Auch die Ornithologen können bittere Geschichten erzählen. Mit vereinten Kräften stellten sie einen ornithologischen Reiseführer zusammen. »Im September 2000 hatten wir das Buch endlich im Regal«, berichtet Dan Alon und zieht die Augenbrauen hoch: »Pünktlich zum Ausbruch der zweiten Intifada …«  Das Buch blieb lange Zeit ein Ladenhüter. Auch 2006 machte der Nah­ost-Konflikt den Öko-Strategen einen Strich durch die Rechnung. Kaum war das erste internationale Zugvogelfestival im Vogelreservat Hula im Norden Israels mit Touren und Vorträgen weltweit führender Fachleute angekündigt, brach der Libanon-Krieg aus. Im Hula-Tal, dem einst größten Feucht­gebiet des Nahen Ostens, in dem jedes Jahr Zehntausende Kraniche überwintern, schlugen Katjuscha-Raketen von Hizbollah-Terroristen ein.
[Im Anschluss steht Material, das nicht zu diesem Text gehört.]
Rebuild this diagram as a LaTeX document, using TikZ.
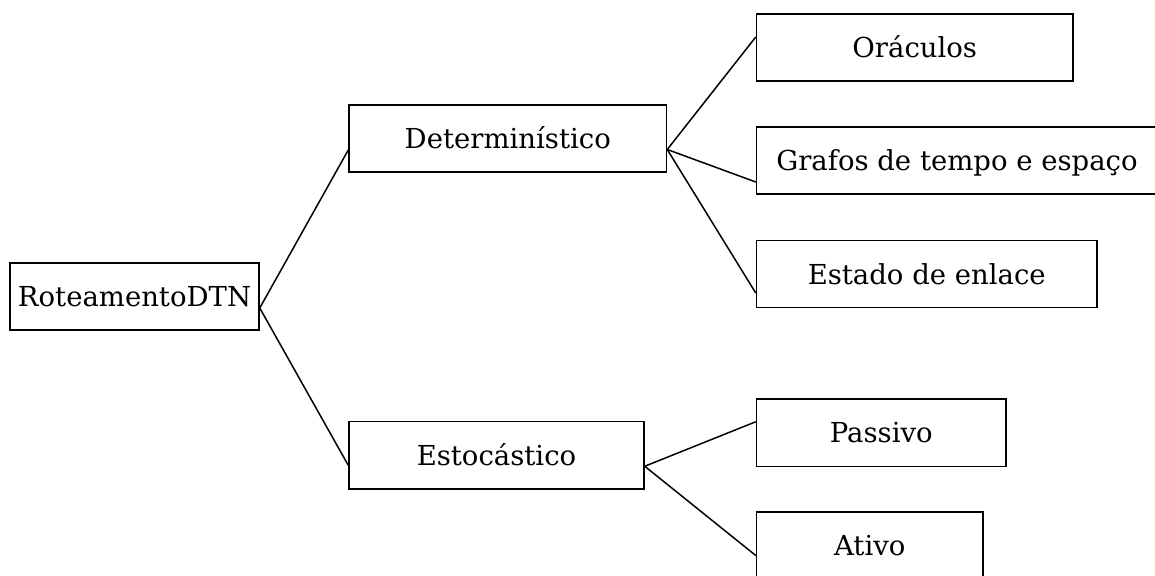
\documentclass[tikz,border=0pt]{standalone}
\usepackage{fontspec}
\setmainfont{DejaVu Serif}
\begin{document}
\begin{tikzpicture}[x=1pt,y=-1pt,
  box/.style={draw, line width=1.5pt, inner sep=0pt, text height=24.75pt, text depth=4.7pt,
    font=\fontsize{27.5}{33}\selectfont},
  link/.style={line width=1.5pt}]
\useasboundingbox (0,0) rectangle (1155,575);
\clip (0,0) rectangle (1155,575);
\node[box, minimum width=249pt, minimum height=67pt] (root) at (134.5,296.5) {RoteamentoDTN};
\node[box, minimum width=317.5pt, minimum height=67pt] (det) at (507.75,138.5) {Determinístico};
\node[box, minimum width=295pt, minimum height=67.5pt] (sto) at (496.5,455.25) {Estocástico};
\node[box, minimum width=316.5pt, minimum height=67pt] (ora) at (914.75,47.5) {Oráculos};
\node[box, minimum width=401pt, minimum height=67pt] (gra) at (957,160.5) {Grafos de tempo e espaço};
\node[box, minimum width=340.5pt, minimum height=67pt] (est) at (926.75,274) {Estado de enlace};
\node[box, minimum width=249.5pt, minimum height=67.5pt] (pas) at (881.25,432.75) {Passivo};
\node[box, minimum width=226.5pt, minimum height=67pt] (ati) at (869.75,545.5) {Ativo};
\draw[link] ([yshift=-11.5pt]root.east) -- ([yshift=-11.5pt]det.west);
\draw[link] ([yshift=-11.5pt]root.east) -- ([yshift=-10pt]sto.west);
\draw[link] ([yshift=-11pt]det.east) -- ([yshift=10.5pt]ora.west);
\draw[link] ([yshift=-11pt]det.east) -- ([yshift=-21.5pt]gra.west);
\draw[link] ([yshift=-11pt]det.east) -- ([yshift=-19pt]est.west);
\draw[link] ([yshift=-11pt]sto.east) -- ([yshift=11pt]pas.west);
\draw[link] ([yshift=-11pt]sto.east) -- ([yshift=-10pt]ati.west);
\end{tikzpicture}
\end{document}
Unverdrossen unternahmen Alon, Leshem, Meyrav und ihre Mitstreiter Ende März einen neuen Versuch und veranstalteten das erste »Frühjahrszug-Festival«, diesmal in Eilat. Viele ausländische Besucher kamen, nahmen an den Touren teil und staunten über die Naturwunder Israels. Die gesamte Presse berichtete und erste Spezial-Tourveranstalter nahmen Israel wieder in ihr Programm auf. Bei der Abschlussfeier verkündeten die Veranstalter die stolze Bilanz: 219 Vogelarten wurden in der Woche beobachtet, darunter Raritäten wie der nachtaktive Nubische Ziegenmelker oder die menschenscheuen Einödgimpel. Ja, so sollten Gespräche im Naturparadies klingen.